Wednesday, March 17, 2010

The Life And Times Of Your Cat

From kitten to senior citizen our cats live remarkable lives. Listed below are some normal behaviors and common health concerns for each of your cat’s life stage:

Birth to 1 year (Kitten)
Initially, while your kitten is just beginning to learn her way around, she may be playful, but will also most likely be very shy as she adjusts to her knew home. As she progresses through this life stage she will come out of her shell and become more playful, spunky, and adventurous. At approximately six months old, you should spay or neuter if you are not planning to breed your cat.

1 to 8 years (Prime)
Your young cat is in her prime. Remember your annual visits to the veterinarian as health issues such as obesity, dental disease, and heart disease may start to make their first appearance. Also be sure to have her checked for parasites regularly as she is a keen hunter at this stage.

8 to 12 years (Senior)
Your cat is now considered a senior and may begin to slow down, but her behavior shouldn't change much.
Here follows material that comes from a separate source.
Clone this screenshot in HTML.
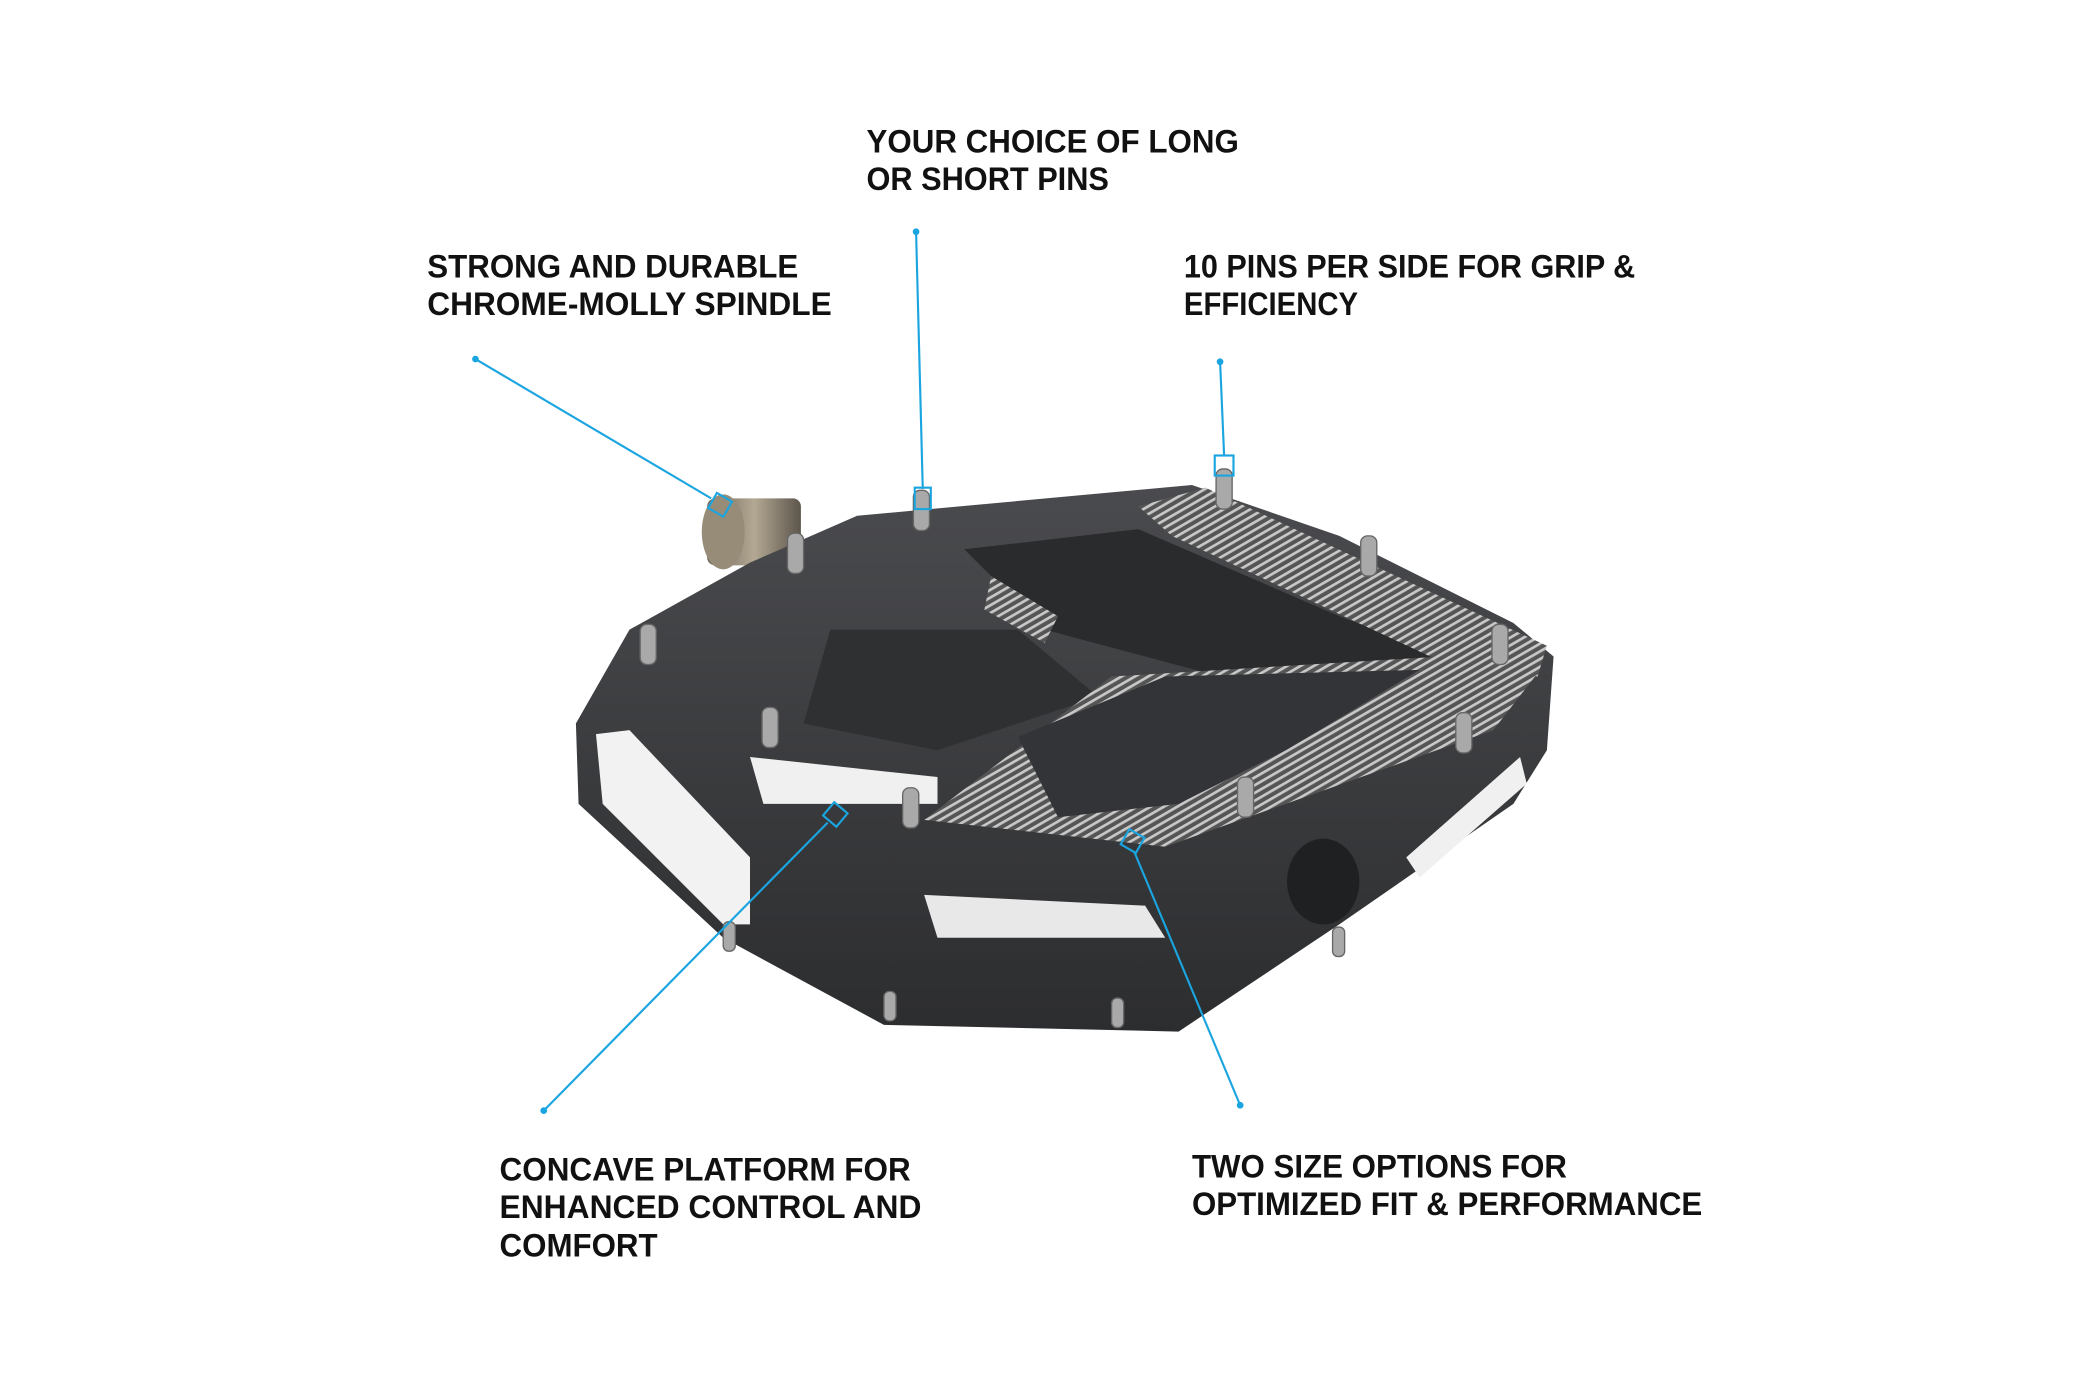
<!DOCTYPE html>
<html><head><meta charset="utf-8"><style>
html,body{margin:0;padding:0;background:#fff;}
svg{display:block;}
text{font-family:"Liberation Sans",sans-serif;font-weight:bold;font-size:24px;fill:#111;}
</style></head><body>
<svg width="2100" height="1400" viewBox="0 0 1568 1045" preserveAspectRatio="none" xmlns="http://www.w3.org/2000/svg">
<defs>
<pattern id="hatch" width="5" height="5" patternUnits="userSpaceOnUse" patternTransform="rotate(60)">
<rect width="5" height="5" fill="#555"/><rect width="2" height="5" fill="#c8c8c8"/>
</pattern>
<linearGradient id="body" x1="0" y1="0" x2="0" y2="1">
<stop offset="0" stop-color="#4a4b4e"/><stop offset="1" stop-color="#2c2d2f"/>
</linearGradient>
<linearGradient id="spin" x1="0" y1="0" x2="1" y2="0">
<stop offset="0" stop-color="#6f665a"/><stop offset="0.5" stop-color="#b3a893"/><stop offset="1" stop-color="#5c554b"/>
</linearGradient>
</defs>

<!-- spindle -->
<rect x="528" y="372" width="70" height="50" fill="url(#spin)" rx="6"/>
<ellipse cx="540" cy="397" rx="16" ry="28" fill="#978c78"/>

<!-- body -->
<polygon points="470,470 560,420 640,385 890,362 1000,400 1130,465 1160,490 1155,560 1130,600 1000,690 880,770 660,765 540,700 432,600 430,540" fill="url(#body)"/>
<!-- side openings -->
<polygon points="445,548 470,545 560,640 560,690 540,690 450,600" fill="#f2f2f2"/>
<polygon points="690,668 855,676 870,700 700,700" fill="#e8e8e8"/>
<polygon points="560,565 700,580 700,600 570,600" fill="#f0f0f0"/>
<ellipse cx="988" cy="658" rx="27" ry="32" fill="#1f2022"/>
<polygon points="1050,640 1135,565 1140,585 1060,655" fill="#f0f0f0"/>
<!-- top inner recesses -->
<polygon points="720,410 850,395 1000,460 1080,490 930,510 780,470" fill="#2a2b2d"/>
<polygon points="620,470 760,470 820,520 700,560 600,540" fill="#2f3032"/>
<!-- hatched bands -->
<polygon points="850,378 900,364 1155,482 1148,505 1085,498 875,400" fill="url(#hatch)"/>
<polygon points="690,612 830,505 1110,488 1150,500 1115,545 960,600 870,632" fill="url(#hatch)"/>
<polygon points="760,550 870,505 1060,500 960,560 880,600 790,610" fill="#333437"/>
<polygon points="740,430 790,460 780,480 735,455" fill="url(#hatch)"/>

<!-- pins -->
<g fill="#a9a9a9" stroke="#666" stroke-width="1">
<rect x="682" y="366" width="12" height="30" rx="5"/>
<rect x="588" y="398" width="12" height="30" rx="5"/>
<rect x="478" y="466" width="12" height="30" rx="5"/>
<rect x="569" y="528" width="12" height="30" rx="5"/>
<rect x="674" y="588" width="12" height="30" rx="5"/>
<rect x="908" y="350" width="12" height="30" rx="5"/>
<rect x="1016" y="400" width="12" height="30" rx="5"/>
<rect x="1114" y="466" width="12" height="30" rx="5"/>
<rect x="1087" y="532" width="12" height="30" rx="5"/>
<rect x="924" y="580" width="12" height="30" rx="5"/>
<rect x="540" y="688" width="9" height="22" rx="4"/>
<rect x="660" y="740" width="9" height="22" rx="4"/>
<rect x="830" y="745" width="9" height="22" rx="4"/>
<rect x="995" y="692" width="9" height="22" rx="4"/>
</g>

<!-- leader lines -->
<g stroke="#1ba5e0" stroke-width="1.6" fill="none">
<line x1="355" y1="268" x2="531" y2="372"/>
<line x1="684" y1="173" x2="689" y2="365"/>
<line x1="911" y1="270" x2="914" y2="340"/>
<line x1="406" y1="829" x2="618" y2="614"/>
<line x1="926" y1="825" x2="847" y2="636"/>
<rect x="531" y="370" width="13" height="13" transform="rotate(30 537 377)"/>
<rect x="683" y="364" width="12" height="16"/>
<rect x="907" y="340" width="14" height="15"/>
<rect x="617" y="601" width="13" height="13" transform="rotate(40 623 608)"/>
<rect x="839" y="621" width="13" height="13" transform="rotate(30 845 628)"/>
</g>
<g fill="#1ba5e0">
<circle cx="355" cy="268" r="2.5"/><circle cx="684" cy="173" r="2.5"/><circle cx="911" cy="270" r="2.5"/>
<circle cx="406" cy="829" r="2.5"/><circle cx="926" cy="825" r="2.5"/>
</g>

<!-- labels -->
<text x="647" y="114" textLength="278" lengthAdjust="spacingAndGlyphs">YOUR CHOICE OF LONG</text>
<text x="647" y="142" textLength="181" lengthAdjust="spacingAndGlyphs">OR SHORT PINS</text>
<text x="319" y="207" textLength="277" lengthAdjust="spacingAndGlyphs">STRONG AND DURABLE</text>
<text x="319" y="235" textLength="302" lengthAdjust="spacingAndGlyphs">CHROME-MOLLY SPINDLE</text>
<text x="884" y="207" textLength="337" lengthAdjust="spacingAndGlyphs">10 PINS PER SIDE FOR GRIP &amp;</text>
<text x="884" y="235" textLength="130" lengthAdjust="spacingAndGlyphs">EFFICIENCY</text>
<text x="373" y="881" textLength="307" lengthAdjust="spacingAndGlyphs">CONCAVE PLATFORM FOR</text>
<text x="373" y="909" textLength="315" lengthAdjust="spacingAndGlyphs">ENHANCED CONTROL AND</text>
<text x="373" y="938" textLength="118" lengthAdjust="spacingAndGlyphs">COMFORT</text>
<text x="890" y="879" textLength="280" lengthAdjust="spacingAndGlyphs">TWO SIZE OPTIONS FOR</text>
<text x="890" y="907" textLength="381" lengthAdjust="spacingAndGlyphs">OPTIMIZED FIT &amp; PERFORMANCE</text>
</svg>
</body></html>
Previous health issues may start to increase in severity and new ones may start to appear so it is important to continue your regular visits to your veterinarian. Cats in this stage of life have an increased risk of diabetes, kidney disease, high blood pressure, hyperthyroidism and cancer. Obesity can also be a major health issue for cats in this age range.

12+ years (Geriatric)
Your cat is entering old age. You may begin to notice some new health problems arise or an increase in severity of pre-existing ones. During this stage your cat will be at an even greater risk for all of the health issues listed in the previous stages. Your cat will also most likely move slower and may develop arthritis as her joints begin to stiffen. You may also notice a change in her temperament as she becomes more easily irritated at this stage.

Final Thoughts
Your cat is a great companion and loves you very much. That is why it is so important to recognize the milestones in your cat’s life so you can take the best possible care of her.

As with any health-related issue, whenever you have concerns about your cat, consult your veterinarian. He or she is familiar with your cat and her medical history and has the professional skill and knowledge to identify and treat whatever might be the problem.